◆ **SHORT EXERCISE**
Repeat, exactly, the run of lines that opens with the line containing "Clone this chart" and closes with the line containing "const yTickValues = [0, 1, 2, 3, 4, 5];", and leave all other lines out.

◆ **DATASET ENTRIES**
####

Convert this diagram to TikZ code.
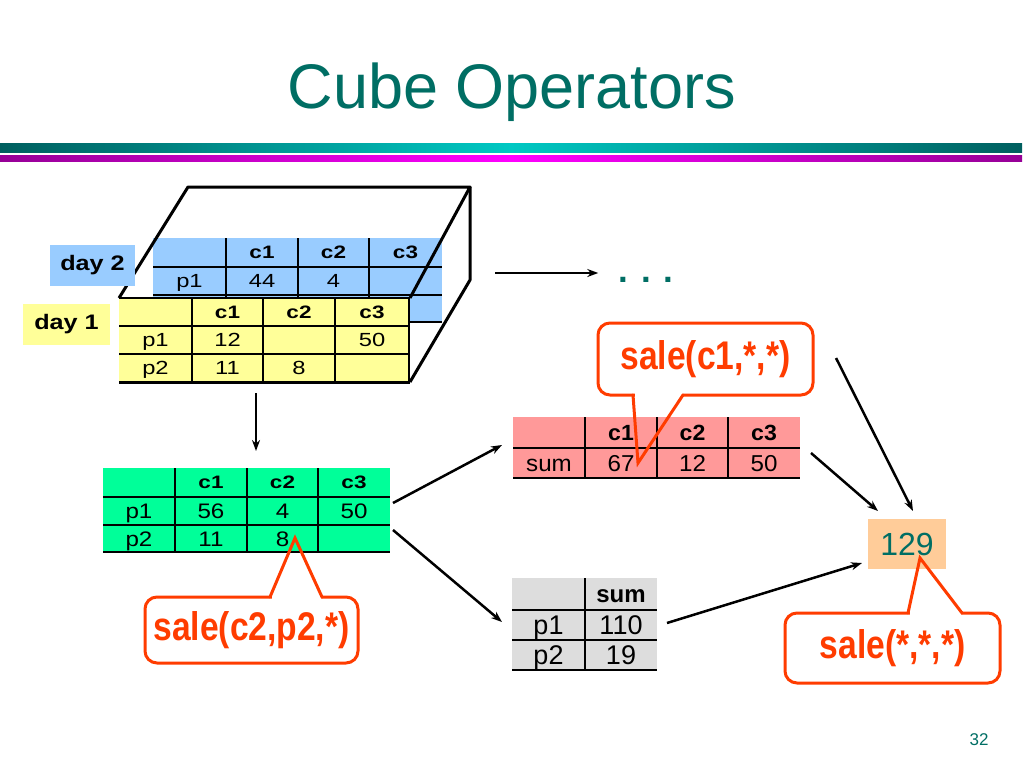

####

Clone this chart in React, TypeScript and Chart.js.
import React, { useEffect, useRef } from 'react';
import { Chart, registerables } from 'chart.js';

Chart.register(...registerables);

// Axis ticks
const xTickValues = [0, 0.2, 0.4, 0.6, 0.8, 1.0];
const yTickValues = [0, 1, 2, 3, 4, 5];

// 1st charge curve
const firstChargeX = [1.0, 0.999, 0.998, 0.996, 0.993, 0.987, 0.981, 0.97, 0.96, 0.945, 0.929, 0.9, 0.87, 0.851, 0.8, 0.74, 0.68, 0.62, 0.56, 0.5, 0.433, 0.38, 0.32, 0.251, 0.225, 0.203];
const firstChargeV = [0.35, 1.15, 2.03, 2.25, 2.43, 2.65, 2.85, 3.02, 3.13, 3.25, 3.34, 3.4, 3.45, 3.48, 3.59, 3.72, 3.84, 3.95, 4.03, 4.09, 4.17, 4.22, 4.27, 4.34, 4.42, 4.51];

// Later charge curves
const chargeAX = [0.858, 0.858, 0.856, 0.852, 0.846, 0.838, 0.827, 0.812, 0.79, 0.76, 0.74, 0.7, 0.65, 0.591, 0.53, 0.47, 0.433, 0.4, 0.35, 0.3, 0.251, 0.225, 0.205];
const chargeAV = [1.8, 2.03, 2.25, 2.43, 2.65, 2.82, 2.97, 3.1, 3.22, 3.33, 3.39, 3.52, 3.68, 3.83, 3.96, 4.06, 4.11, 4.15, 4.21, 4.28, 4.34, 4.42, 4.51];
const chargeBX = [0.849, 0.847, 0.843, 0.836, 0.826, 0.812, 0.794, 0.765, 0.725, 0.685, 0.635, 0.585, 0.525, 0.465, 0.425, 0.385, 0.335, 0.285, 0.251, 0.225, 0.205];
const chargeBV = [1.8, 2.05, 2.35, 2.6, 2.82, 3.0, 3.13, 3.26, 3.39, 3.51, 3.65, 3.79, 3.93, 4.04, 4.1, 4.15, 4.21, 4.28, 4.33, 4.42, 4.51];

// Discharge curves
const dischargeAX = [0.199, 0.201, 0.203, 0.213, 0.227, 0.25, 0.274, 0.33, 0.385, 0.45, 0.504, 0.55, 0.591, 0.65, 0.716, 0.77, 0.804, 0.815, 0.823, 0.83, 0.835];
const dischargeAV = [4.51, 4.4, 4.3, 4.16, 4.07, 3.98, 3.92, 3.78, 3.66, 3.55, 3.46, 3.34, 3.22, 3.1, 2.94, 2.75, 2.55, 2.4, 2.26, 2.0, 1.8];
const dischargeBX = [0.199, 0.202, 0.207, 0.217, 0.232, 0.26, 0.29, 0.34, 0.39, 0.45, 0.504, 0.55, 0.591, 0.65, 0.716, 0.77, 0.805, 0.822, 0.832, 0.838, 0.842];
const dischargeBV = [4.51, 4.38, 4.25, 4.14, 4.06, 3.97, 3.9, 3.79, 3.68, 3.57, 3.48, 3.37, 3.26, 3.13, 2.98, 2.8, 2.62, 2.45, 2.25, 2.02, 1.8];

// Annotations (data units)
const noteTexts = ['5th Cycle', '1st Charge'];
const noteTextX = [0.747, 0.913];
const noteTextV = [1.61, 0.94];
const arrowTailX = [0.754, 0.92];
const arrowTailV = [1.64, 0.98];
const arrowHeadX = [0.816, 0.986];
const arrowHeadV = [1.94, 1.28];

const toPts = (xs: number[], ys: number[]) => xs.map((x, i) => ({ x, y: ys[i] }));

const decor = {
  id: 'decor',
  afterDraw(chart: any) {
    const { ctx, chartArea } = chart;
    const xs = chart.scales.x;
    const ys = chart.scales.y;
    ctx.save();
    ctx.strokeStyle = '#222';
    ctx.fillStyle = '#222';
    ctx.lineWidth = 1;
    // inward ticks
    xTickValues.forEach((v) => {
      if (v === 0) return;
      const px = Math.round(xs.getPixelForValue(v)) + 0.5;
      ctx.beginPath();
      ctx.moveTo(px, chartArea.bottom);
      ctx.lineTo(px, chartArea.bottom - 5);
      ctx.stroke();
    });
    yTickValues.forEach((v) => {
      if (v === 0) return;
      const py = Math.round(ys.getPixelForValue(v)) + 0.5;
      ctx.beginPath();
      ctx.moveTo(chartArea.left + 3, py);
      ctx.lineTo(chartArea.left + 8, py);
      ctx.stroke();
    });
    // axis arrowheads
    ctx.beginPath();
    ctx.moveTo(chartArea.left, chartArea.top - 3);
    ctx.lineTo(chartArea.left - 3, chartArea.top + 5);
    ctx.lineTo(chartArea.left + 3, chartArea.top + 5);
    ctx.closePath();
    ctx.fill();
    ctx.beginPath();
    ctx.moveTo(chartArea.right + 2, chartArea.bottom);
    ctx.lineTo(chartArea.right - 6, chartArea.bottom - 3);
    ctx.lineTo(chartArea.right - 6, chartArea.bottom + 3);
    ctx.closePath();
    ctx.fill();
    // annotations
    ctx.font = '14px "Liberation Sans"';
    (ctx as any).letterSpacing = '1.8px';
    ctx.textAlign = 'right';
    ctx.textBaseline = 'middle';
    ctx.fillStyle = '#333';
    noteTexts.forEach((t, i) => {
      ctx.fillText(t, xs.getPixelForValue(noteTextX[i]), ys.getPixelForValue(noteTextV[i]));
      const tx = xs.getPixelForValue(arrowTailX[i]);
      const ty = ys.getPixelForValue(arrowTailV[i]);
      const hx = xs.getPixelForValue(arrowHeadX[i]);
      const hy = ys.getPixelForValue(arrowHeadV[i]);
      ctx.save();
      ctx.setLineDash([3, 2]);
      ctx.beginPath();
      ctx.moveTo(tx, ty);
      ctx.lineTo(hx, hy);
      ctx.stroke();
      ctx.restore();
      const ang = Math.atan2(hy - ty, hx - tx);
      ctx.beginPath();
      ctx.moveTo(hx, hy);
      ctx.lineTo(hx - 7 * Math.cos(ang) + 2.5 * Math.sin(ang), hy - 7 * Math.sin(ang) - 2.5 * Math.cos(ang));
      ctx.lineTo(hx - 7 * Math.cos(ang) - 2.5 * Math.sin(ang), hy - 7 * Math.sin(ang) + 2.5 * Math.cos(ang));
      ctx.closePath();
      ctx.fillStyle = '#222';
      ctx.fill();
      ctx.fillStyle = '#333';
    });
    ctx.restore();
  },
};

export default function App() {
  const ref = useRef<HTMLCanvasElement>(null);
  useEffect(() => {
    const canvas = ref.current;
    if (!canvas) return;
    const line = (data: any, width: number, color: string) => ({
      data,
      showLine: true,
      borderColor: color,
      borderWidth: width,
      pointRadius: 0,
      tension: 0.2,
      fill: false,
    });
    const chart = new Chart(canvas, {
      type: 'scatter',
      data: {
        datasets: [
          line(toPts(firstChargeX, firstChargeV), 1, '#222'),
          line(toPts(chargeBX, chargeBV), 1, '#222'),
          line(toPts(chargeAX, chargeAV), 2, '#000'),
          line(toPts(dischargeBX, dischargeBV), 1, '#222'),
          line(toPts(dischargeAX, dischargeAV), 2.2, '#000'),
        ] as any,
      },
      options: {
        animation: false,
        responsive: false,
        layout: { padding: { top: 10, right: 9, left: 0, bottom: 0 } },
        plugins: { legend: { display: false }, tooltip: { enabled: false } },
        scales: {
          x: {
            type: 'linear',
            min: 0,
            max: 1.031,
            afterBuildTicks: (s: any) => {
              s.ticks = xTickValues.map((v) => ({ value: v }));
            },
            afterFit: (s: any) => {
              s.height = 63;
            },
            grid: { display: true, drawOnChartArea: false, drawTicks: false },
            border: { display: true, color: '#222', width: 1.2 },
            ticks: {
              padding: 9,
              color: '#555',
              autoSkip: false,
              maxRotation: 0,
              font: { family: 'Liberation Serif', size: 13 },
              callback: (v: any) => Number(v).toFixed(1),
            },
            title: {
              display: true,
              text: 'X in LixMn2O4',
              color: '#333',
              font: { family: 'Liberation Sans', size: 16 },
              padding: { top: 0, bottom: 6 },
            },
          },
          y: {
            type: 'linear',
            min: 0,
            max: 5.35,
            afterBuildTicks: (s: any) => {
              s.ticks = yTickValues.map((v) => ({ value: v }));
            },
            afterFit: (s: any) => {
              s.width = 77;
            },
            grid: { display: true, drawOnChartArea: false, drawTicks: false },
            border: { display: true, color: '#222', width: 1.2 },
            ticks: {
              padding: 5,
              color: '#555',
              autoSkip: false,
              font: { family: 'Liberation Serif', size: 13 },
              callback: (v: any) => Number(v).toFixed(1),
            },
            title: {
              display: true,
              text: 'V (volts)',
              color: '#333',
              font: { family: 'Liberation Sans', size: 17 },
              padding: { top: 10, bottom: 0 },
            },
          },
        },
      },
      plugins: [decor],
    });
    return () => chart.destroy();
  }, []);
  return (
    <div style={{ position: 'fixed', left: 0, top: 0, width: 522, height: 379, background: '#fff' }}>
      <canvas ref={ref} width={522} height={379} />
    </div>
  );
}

####

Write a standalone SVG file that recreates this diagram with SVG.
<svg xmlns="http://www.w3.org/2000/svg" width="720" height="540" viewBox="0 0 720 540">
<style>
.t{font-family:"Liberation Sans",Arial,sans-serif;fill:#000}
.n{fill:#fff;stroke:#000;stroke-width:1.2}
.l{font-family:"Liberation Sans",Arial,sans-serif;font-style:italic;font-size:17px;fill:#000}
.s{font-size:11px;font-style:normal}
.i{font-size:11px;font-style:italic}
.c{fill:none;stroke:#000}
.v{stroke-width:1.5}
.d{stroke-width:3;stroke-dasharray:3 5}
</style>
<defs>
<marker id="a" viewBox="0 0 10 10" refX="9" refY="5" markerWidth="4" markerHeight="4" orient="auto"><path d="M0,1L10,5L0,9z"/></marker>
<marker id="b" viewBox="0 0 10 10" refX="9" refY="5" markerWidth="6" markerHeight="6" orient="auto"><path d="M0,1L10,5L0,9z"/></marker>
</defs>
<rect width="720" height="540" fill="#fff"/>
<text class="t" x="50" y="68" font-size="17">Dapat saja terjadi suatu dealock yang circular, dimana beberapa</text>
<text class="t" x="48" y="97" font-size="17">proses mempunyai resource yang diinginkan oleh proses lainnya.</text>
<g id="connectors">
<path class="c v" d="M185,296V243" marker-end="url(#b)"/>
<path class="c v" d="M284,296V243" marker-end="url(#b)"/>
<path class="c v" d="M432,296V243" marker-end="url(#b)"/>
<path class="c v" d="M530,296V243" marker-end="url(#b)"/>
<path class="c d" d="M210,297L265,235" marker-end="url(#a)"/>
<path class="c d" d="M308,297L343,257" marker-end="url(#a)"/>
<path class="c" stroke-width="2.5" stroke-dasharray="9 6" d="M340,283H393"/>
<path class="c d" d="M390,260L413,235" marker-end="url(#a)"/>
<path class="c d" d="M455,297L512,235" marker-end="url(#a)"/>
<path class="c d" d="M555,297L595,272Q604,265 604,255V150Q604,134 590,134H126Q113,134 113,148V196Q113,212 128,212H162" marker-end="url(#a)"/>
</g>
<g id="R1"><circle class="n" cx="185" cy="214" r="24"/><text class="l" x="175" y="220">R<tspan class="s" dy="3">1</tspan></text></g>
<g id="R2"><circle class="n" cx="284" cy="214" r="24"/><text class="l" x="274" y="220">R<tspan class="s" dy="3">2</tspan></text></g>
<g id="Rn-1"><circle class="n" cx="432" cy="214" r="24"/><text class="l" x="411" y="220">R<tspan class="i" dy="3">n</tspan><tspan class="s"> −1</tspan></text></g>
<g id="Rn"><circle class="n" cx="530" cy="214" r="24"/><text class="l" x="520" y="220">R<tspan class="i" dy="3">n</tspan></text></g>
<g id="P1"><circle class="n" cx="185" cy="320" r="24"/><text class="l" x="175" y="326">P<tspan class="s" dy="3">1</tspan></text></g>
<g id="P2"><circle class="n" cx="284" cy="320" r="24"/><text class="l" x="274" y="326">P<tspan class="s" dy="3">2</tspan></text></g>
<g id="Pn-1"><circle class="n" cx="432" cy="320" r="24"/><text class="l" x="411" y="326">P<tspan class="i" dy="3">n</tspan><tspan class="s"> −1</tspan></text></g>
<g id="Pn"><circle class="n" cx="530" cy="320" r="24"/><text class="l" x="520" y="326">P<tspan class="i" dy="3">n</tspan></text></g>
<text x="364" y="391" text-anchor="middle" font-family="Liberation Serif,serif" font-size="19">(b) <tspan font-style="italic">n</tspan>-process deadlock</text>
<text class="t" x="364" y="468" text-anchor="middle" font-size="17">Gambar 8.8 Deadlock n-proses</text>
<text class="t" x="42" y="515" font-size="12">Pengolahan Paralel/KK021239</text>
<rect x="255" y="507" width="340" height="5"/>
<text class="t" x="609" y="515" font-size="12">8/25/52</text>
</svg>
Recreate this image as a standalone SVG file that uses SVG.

####

◆ **TASK OUTPUT**
Clone this chart in React, TypeScript and Chart.js.
import React, { useEffect, useRef } from 'react';
import { Chart, registerables } from 'chart.js';

Chart.register(...registerables);

// Axis ticks
const xTickValues = [0, 0.2, 0.4, 0.6, 0.8, 1.0];
const yTickValues = [0, 1, 2, 3, 4, 5];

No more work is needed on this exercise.